What to work on: Produce an exact transcription of the listing below, omitting the pictures.

Stored data:

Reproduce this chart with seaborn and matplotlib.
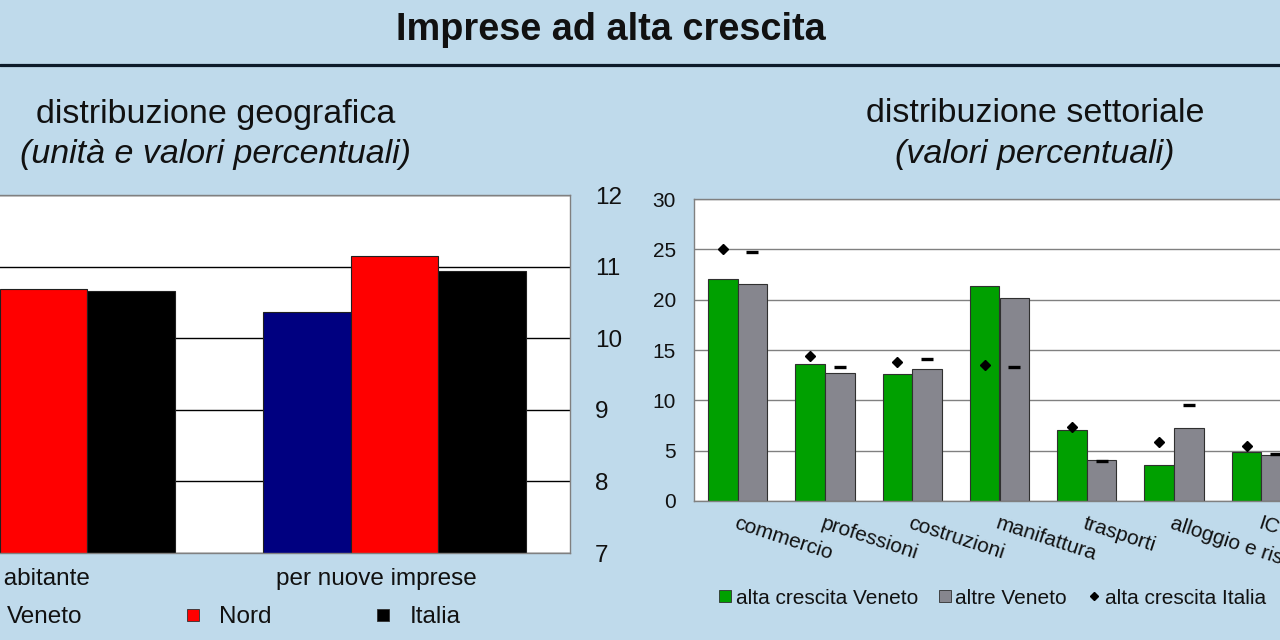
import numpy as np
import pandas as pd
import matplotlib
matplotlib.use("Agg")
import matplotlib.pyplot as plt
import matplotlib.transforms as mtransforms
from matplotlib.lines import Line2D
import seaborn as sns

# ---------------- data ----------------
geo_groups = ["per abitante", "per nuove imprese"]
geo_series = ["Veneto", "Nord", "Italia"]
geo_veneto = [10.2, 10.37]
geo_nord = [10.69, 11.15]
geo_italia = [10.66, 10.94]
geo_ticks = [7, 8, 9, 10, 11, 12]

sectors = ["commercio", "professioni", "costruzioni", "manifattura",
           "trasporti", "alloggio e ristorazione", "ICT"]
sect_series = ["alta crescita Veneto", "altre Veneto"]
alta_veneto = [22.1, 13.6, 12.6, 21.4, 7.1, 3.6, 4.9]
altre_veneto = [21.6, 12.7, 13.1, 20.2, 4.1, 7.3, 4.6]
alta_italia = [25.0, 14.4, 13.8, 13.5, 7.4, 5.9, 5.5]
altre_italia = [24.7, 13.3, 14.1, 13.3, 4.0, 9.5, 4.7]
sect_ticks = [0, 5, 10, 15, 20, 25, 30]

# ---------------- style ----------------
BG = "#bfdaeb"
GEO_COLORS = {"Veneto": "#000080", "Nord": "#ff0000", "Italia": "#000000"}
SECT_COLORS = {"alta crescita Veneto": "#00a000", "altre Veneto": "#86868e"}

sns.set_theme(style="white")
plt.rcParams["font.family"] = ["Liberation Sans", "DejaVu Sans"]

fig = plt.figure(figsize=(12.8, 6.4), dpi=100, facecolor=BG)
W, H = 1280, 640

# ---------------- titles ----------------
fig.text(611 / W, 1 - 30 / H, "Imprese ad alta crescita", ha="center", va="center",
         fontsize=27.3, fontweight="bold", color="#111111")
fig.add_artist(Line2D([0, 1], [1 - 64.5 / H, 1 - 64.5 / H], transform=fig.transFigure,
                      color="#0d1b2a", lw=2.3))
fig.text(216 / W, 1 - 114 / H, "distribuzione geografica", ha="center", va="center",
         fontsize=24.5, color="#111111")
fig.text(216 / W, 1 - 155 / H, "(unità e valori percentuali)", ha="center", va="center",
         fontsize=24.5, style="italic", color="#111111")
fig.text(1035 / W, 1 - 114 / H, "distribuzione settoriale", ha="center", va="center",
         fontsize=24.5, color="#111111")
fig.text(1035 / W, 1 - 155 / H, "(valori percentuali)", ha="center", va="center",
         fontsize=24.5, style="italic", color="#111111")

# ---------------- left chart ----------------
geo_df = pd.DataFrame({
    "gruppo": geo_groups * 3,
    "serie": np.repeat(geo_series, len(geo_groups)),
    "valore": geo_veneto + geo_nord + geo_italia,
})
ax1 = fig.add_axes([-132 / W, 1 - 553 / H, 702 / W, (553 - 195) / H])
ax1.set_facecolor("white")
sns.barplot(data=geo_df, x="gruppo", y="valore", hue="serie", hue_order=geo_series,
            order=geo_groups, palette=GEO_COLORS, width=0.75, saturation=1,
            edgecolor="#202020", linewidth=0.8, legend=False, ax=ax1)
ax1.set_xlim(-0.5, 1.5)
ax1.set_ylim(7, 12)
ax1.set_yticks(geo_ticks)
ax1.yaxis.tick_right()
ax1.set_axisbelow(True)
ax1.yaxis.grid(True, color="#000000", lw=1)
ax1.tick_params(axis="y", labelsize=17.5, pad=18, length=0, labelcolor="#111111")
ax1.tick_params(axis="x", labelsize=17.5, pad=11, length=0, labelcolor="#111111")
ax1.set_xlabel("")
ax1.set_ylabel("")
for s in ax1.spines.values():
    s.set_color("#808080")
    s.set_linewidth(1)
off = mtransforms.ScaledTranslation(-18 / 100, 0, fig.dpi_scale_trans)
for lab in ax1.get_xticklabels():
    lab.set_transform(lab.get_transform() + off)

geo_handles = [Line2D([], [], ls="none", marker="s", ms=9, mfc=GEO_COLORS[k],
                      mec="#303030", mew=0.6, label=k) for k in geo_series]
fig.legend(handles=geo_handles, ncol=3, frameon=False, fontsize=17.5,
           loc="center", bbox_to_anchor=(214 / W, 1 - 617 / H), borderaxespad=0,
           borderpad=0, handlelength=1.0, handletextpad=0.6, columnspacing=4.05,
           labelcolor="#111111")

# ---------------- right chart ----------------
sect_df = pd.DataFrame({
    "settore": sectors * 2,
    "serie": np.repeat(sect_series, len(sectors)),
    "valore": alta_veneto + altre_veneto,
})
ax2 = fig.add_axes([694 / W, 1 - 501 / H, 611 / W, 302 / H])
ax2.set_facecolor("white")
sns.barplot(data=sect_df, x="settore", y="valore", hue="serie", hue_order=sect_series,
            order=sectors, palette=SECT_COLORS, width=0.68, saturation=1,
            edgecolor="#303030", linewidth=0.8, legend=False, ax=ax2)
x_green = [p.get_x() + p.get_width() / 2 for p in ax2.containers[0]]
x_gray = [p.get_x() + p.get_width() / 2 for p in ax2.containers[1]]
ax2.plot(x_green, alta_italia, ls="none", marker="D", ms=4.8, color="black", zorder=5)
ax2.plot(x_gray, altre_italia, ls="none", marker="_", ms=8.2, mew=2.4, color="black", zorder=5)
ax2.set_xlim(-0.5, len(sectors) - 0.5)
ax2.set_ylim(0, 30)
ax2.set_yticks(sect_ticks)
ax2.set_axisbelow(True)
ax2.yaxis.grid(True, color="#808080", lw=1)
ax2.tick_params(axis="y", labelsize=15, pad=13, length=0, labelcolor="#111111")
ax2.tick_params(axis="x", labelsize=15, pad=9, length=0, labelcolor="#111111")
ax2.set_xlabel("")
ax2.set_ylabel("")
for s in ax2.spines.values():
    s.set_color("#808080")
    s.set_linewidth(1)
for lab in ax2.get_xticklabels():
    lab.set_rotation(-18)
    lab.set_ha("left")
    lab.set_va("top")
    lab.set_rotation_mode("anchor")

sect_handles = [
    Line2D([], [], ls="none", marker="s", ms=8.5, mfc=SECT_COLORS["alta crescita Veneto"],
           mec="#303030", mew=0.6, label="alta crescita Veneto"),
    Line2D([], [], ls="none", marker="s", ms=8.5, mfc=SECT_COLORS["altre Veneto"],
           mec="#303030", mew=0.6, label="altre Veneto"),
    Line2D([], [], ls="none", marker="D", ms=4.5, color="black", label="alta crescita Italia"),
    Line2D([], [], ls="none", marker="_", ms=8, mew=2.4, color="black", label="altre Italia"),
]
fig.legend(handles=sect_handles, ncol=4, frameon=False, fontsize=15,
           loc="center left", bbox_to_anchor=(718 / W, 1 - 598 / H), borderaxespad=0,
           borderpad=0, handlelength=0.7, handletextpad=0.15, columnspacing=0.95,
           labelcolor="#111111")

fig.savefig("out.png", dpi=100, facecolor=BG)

Result of this task:
Reproduce this chart with seaborn and matplotlib.
import numpy as np
import pandas as pd
import matplotlib
matplotlib.use("Agg")
import matplotlib.pyplot as plt
import matplotlib.transforms as mtransforms
from matplotlib.lines import Line2D
import seaborn as sns

# ---------------- data ----------------
geo_groups = ["per abitante", "per nuove imprese"]
geo_series = ["Veneto", "Nord", "Italia"]
geo_veneto = [10.2, 10.37]
geo_nord = [10.69, 11.15]
geo_italia = [10.66, 10.94]
geo_ticks = [7, 8, 9, 10, 11, 12]

sectors = ["commercio", "professioni", "costruzioni", "manifattura",
           "trasporti", "alloggio e ristorazione", "ICT"]
sect_series = ["alta crescita Veneto", "altre Veneto"]
alta_veneto = [22.1, 13.6, 12.6, 21.4, 7.1, 3.6, 4.9]
altre_veneto = [21.6, 12.7, 13.1, 20.2, 4.1, 7.3, 4.6]
alta_italia = [25.0, 14.4, 13.8, 13.5, 7.4, 5.9, 5.5]
altre_italia = [24.7, 13.3, 14.1, 13.3, 4.0, 9.5, 4.7]
sect_ticks = [0, 5, 10, 15, 20, 25, 30]

# ---------------- style ----------------
BG = "#bfdaeb"
GEO_COLORS = {"Veneto": "#000080", "Nord": "#ff0000", "Italia": "#000000"}
SECT_COLORS = {"alta crescita Veneto": "#00a000", "altre Veneto": "#86868e"}

sns.set_theme(style="white")
plt.rcParams["font.family"] = ["Liberation Sans", "DejaVu Sans"]

fig = plt.figure(figsize=(12.8, 6.4), dpi=100, facecolor=BG)
W, H = 1280, 640

# ---------------- titles ----------------
fig.text(611 / W, 1 - 30 / H, "Imprese ad alta crescita", ha="center", va="center",
         fontsize=27.3, fontweight="bold", color="#111111")
fig.add_artist(Line2D([0, 1], [1 - 64.5 / H, 1 - 64.5 / H], transform=fig.transFigure,
                      color="#0d1b2a", lw=2.3))
fig.text(216 / W, 1 - 114 / H, "distribuzione geografica", ha="center", va="center",
         fontsize=24.5, color="#111111")
fig.text(216 / W, 1 - 155 / H, "(unità e valori percentuali)", ha="center", va="center",
         fontsize=24.5, style="italic", color="#111111")
fig.text(1035 / W, 1 - 114 / H, "distribuzione settoriale", ha="center", va="center",
         fontsize=24.5, color="#111111")
fig.text(1035 / W, 1 - 155 / H, "(valori percentuali)", ha="center", va="center",
         fontsize=24.5, style="italic", color="#111111")

# ---------------- left chart ----------------
geo_df = pd.DataFrame({
    "gruppo": geo_groups * 3,
    "serie": np.repeat(geo_series, len(geo_groups)),
    "valore": geo_veneto + geo_nord + geo_italia,
})
ax1 = fig.add_axes([-132 / W, 1 - 553 / H, 702 / W, (553 - 195) / H])
ax1.set_facecolor("white")
sns.barplot(data=geo_df, x="gruppo", y="valore", hue="serie", hue_order=geo_series,
            order=geo_groups, palette=GEO_COLORS, width=0.75, saturation=1,
            edgecolor="#202020", linewidth=0.8, legend=False, ax=ax1)
ax1.set_xlim(-0.5, 1.5)
ax1.set_ylim(7, 12)
ax1.set_yticks(geo_ticks)
ax1.yaxis.tick_right()
ax1.set_axisbelow(True)
ax1.yaxis.grid(True, color="#000000", lw=1)
ax1.tick_params(axis="y", labelsize=17.5, pad=18, length=0, labelcolor="#111111")
ax1.tick_params(axis="x", labelsize=17.5, pad=11, length=0, labelcolor="#111111")
ax1.set_xlabel("")
ax1.set_ylabel("")
for s in ax1.spines.values():
    s.set_color("#808080")
    s.set_linewidth(1)
off = mtransforms.ScaledTranslation(-18 / 100, 0, fig.dpi_scale_trans)
for lab in ax1.get_xticklabels():
    lab.set_transform(lab.get_transform() + off)

geo_handles = [Line2D([], [], ls="none", marker="s", ms=9, mfc=GEO_COLORS[k],
                      mec="#303030", mew=0.6, label=k) for k in geo_series]
fig.legend(handles=geo_handles, ncol=3, frameon=False, fontsize=17.5,
           loc="center", bbox_to_anchor=(214 / W, 1 - 617 / H), borderaxespad=0,
           borderpad=0, handlelength=1.0, handletextpad=0.6, columnspacing=4.05,
           labelcolor="#111111")

# ---------------- right chart ----------------
sect_df = pd.DataFrame({
    "settore": sectors * 2,
    "serie": np.repeat(sect_series, len(sectors)),
    "valore": alta_veneto + altre_veneto,
})
ax2 = fig.add_axes([694 / W, 1 - 501 / H, 611 / W, 302 / H])
ax2.set_facecolor("white")
sns.barplot(data=sect_df, x="settore", y="valore", hue="serie", hue_order=sect_series,
            order=sectors, palette=SECT_COLORS, width=0.68, saturation=1,
            edgecolor="#303030", linewidth=0.8, legend=False, ax=ax2)
x_green = [p.get_x() + p.get_width() / 2 for p in ax2.containers[0]]
x_gray = [p.get_x() + p.get_width() / 2 for p in ax2.containers[1]]
ax2.plot(x_green, alta_italia, ls="none", marker="D", ms=4.8, color="black", zorder=5)
ax2.plot(x_gray, altre_italia, ls="none", marker="_", ms=8.2, mew=2.4, color="black", zorder=5)
ax2.set_xlim(-0.5, len(sectors) - 0.5)
ax2.set_ylim(0, 30)
ax2.set_yticks(sect_ticks)
ax2.set_axisbelow(True)
ax2.yaxis.grid(True, color="#808080", lw=1)
ax2.tick_params(axis="y", labelsize=15, pad=13, length=0, labelcolor="#111111")
ax2.tick_params(axis="x", labelsize=15, pad=9, length=0, labelcolor="#111111")
ax2.set_xlabel("")
ax2.set_ylabel("")
for s in ax2.spines.values():
    s.set_color("#808080")
    s.set_linewidth(1)
for lab in ax2.get_xticklabels():
    lab.set_rotation(-18)
    lab.set_ha("left")
    lab.set_va("top")
    lab.set_rotation_mode("anchor")

sect_handles = [
    Line2D([], [], ls="none", marker="s", ms=8.5, mfc=SECT_COLORS["alta crescita Veneto"],
           mec="#303030", mew=0.6, label="alta crescita Veneto"),
    Line2D([], [], ls="none", marker="s", ms=8.5, mfc=SECT_COLORS["altre Veneto"],
           mec="#303030", mew=0.6, label="altre Veneto"),
    Line2D([], [], ls="none", marker="D", ms=4.5, color="black", label="alta crescita Italia"),
    Line2D([], [], ls="none", marker="_", ms=8, mew=2.4, color="black", label="altre Italia"),
]
fig.legend(handles=sect_handles, ncol=4, frameon=False, fontsize=15,
           loc="center left", bbox_to_anchor=(718 / W, 1 - 598 / H), borderaxespad=0,
           borderpad=0, handlelength=0.7, handletextpad=0.15, columnspacing=0.95,
           labelcolor="#111111")

fig.savefig("out.png", dpi=100, facecolor=BG)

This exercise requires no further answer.